Each of Montana’s small cities has its own proud identity, and most of them are conveniently located off the east–west I-90 corridor. Enjoyable Missoula is a laidback college town, a glimmer of liberalism in this otherwise libertarian state; the historic copper-mining hub of Butte was once a union stronghold; the elegant state capital Helena harkens back to its prosperous gold-mining years; and Bozeman, just to the south, is one of the hippest mountain towns in the USA, buzzing with out-of-towners in the peak months.
Little Bighorn Battlefield National Monument
With the exception of Gettysburg, no other US battle has gripped the American imagination like the Battle of the Little Bighorn in June 1876, the biggest defeat of US forces by Native Americans in the West and the scene of the much mythologized “Custer’s Last Stand”. Once seen as a tragic hero, Custer is better known today for a series of blunders leading up to the battle, and the decisive Indian victory – of combined Arapaho, Lakota Sioux and Cheyenne warriors – helped shape the legends of leaders Sitting Bull and Crazy Horse (see Custer’s Last Stand).
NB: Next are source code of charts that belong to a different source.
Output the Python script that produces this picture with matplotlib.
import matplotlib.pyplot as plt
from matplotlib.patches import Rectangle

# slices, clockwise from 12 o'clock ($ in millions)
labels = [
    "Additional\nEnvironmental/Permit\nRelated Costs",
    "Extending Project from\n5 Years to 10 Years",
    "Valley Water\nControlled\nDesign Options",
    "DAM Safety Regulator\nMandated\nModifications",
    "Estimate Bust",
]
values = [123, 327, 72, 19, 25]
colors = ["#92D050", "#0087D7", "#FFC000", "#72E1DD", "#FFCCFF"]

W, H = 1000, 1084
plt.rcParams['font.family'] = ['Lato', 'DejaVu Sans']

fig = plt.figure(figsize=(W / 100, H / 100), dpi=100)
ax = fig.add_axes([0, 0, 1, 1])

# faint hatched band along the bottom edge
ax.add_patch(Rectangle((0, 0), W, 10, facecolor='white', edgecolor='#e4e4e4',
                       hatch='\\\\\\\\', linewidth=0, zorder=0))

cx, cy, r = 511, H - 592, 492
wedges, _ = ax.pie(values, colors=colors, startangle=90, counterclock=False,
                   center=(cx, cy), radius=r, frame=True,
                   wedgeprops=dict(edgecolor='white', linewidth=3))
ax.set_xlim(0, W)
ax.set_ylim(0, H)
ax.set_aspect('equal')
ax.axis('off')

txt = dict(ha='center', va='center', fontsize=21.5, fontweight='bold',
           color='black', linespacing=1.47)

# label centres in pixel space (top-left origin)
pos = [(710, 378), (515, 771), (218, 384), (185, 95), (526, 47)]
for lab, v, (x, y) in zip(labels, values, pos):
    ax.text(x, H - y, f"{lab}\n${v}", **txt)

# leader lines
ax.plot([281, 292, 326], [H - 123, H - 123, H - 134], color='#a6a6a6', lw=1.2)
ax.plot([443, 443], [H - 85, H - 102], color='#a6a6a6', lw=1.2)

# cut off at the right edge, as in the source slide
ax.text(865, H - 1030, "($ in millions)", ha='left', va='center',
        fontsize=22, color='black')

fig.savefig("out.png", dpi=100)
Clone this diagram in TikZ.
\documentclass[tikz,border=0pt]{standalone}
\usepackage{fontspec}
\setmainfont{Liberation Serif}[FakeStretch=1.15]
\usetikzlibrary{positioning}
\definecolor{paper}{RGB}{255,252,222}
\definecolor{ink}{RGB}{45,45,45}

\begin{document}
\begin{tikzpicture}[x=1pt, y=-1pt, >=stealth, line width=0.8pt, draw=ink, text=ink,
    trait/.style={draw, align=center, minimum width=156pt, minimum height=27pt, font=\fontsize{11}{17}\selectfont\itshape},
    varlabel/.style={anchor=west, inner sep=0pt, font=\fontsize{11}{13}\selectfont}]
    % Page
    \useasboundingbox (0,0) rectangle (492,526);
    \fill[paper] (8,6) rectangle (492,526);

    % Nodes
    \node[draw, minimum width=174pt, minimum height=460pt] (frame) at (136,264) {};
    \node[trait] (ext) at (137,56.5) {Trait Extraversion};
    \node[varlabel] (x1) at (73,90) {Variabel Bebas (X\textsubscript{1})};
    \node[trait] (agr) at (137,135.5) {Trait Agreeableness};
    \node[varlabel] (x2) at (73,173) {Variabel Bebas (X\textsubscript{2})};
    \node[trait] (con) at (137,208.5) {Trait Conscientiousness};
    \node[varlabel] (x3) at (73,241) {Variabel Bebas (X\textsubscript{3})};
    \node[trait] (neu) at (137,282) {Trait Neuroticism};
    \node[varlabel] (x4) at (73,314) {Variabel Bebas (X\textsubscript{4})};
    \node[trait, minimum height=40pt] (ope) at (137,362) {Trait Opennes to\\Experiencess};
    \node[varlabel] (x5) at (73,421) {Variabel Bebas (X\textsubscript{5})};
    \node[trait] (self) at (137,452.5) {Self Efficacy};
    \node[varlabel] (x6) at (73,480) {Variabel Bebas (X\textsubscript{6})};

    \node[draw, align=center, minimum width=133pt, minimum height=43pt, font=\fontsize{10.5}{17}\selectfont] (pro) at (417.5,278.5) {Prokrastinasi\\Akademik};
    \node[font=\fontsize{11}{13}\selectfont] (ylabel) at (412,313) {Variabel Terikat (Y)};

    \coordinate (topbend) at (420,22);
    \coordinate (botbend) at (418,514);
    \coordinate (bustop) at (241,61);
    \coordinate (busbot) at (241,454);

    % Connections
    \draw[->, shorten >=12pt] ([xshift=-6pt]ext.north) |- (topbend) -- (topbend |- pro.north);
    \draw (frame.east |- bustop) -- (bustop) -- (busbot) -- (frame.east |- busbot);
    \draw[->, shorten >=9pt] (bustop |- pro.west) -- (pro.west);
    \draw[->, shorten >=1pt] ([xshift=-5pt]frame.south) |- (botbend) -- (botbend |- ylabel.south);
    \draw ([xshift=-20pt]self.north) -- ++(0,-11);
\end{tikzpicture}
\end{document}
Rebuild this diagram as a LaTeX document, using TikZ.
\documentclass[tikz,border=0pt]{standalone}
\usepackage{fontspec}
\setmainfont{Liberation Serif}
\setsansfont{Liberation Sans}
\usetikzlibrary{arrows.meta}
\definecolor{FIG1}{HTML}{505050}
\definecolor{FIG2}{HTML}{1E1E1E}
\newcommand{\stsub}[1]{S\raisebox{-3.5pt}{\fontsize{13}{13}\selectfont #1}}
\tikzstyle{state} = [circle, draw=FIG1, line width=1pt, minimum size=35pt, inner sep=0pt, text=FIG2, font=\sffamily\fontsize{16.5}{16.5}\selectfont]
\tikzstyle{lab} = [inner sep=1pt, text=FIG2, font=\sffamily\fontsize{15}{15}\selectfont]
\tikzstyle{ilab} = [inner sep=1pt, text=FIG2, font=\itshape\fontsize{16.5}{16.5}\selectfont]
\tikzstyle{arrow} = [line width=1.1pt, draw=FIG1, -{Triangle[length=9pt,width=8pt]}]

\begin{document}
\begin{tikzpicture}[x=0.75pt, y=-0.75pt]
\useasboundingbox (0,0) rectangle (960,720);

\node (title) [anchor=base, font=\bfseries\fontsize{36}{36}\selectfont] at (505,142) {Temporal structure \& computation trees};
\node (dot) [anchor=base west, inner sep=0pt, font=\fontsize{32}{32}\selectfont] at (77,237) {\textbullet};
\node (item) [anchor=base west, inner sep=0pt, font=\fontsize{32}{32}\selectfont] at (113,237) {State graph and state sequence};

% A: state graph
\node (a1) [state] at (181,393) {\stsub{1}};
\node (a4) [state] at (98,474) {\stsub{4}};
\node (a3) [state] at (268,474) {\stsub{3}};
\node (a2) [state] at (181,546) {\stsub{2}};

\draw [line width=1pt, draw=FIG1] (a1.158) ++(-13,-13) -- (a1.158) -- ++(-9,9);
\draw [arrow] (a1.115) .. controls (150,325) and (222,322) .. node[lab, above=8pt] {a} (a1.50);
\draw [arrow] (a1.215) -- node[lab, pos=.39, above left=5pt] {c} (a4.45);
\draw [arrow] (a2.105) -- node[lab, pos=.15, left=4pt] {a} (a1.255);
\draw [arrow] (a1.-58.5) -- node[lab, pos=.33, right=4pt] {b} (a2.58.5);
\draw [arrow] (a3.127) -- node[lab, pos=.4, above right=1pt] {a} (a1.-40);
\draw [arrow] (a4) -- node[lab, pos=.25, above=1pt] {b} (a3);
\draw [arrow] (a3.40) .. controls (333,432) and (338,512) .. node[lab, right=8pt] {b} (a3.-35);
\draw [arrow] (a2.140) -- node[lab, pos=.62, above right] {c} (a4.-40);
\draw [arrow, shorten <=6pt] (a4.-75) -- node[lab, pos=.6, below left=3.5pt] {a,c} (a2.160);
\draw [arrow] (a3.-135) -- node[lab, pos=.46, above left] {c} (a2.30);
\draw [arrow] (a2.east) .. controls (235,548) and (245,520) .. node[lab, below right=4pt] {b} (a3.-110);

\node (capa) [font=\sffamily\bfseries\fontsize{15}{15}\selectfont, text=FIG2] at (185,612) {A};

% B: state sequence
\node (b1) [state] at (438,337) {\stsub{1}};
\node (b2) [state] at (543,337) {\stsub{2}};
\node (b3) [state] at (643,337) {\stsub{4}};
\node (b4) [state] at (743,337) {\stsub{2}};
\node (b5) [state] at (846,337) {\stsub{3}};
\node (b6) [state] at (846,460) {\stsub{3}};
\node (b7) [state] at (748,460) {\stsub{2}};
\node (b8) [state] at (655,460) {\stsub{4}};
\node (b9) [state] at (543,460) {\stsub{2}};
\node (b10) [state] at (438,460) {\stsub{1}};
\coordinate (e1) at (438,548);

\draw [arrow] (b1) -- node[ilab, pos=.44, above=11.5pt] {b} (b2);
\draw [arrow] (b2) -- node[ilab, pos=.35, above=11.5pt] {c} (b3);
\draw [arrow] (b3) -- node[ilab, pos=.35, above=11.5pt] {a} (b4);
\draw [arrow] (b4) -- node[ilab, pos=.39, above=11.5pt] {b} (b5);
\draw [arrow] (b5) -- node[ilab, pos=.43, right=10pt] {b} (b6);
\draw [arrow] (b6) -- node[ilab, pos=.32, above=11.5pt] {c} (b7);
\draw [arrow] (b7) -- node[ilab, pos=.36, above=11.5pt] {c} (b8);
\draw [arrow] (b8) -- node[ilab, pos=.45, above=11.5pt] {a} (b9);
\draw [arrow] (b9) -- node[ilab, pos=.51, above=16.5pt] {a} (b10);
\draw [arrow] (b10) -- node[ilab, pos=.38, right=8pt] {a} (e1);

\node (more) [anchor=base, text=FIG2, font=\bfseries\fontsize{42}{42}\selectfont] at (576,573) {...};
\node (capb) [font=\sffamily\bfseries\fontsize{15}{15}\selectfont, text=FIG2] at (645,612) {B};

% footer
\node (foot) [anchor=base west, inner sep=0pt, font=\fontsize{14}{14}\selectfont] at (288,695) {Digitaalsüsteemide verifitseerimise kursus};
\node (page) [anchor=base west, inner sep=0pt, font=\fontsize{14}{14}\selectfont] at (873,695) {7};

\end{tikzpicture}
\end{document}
The monument is located on the current Crow Indian Reservation in the Little Bighorn Valley, and you can trace the course of the battle on a self-guided driving tour through the grasslands, between the visitor centre and Last Stand Hill itself, and the Reno-Benteen Battlefield five miles away – there are also several hiking trails. What makes Little Bighorn so unique is that the landscape has remained virtually unchanged since 1876; equally unusual, white headstone markers show where each cavalryman was killed (Custer himself was re-buried in 1877 at the West Point Military Academy in New York state), while red granite markers do the same for Native American warriors, making for an extremely evocative experience. The visitor centre only contains a small exhibit on the battle, so to get the most out of the site listen to a ranger talk or take a free ranger tour; there are also fascinating hour-long bus tours with Crow-operated Apsaalooke Tours, and you can also use your phone to access audio tour commentary.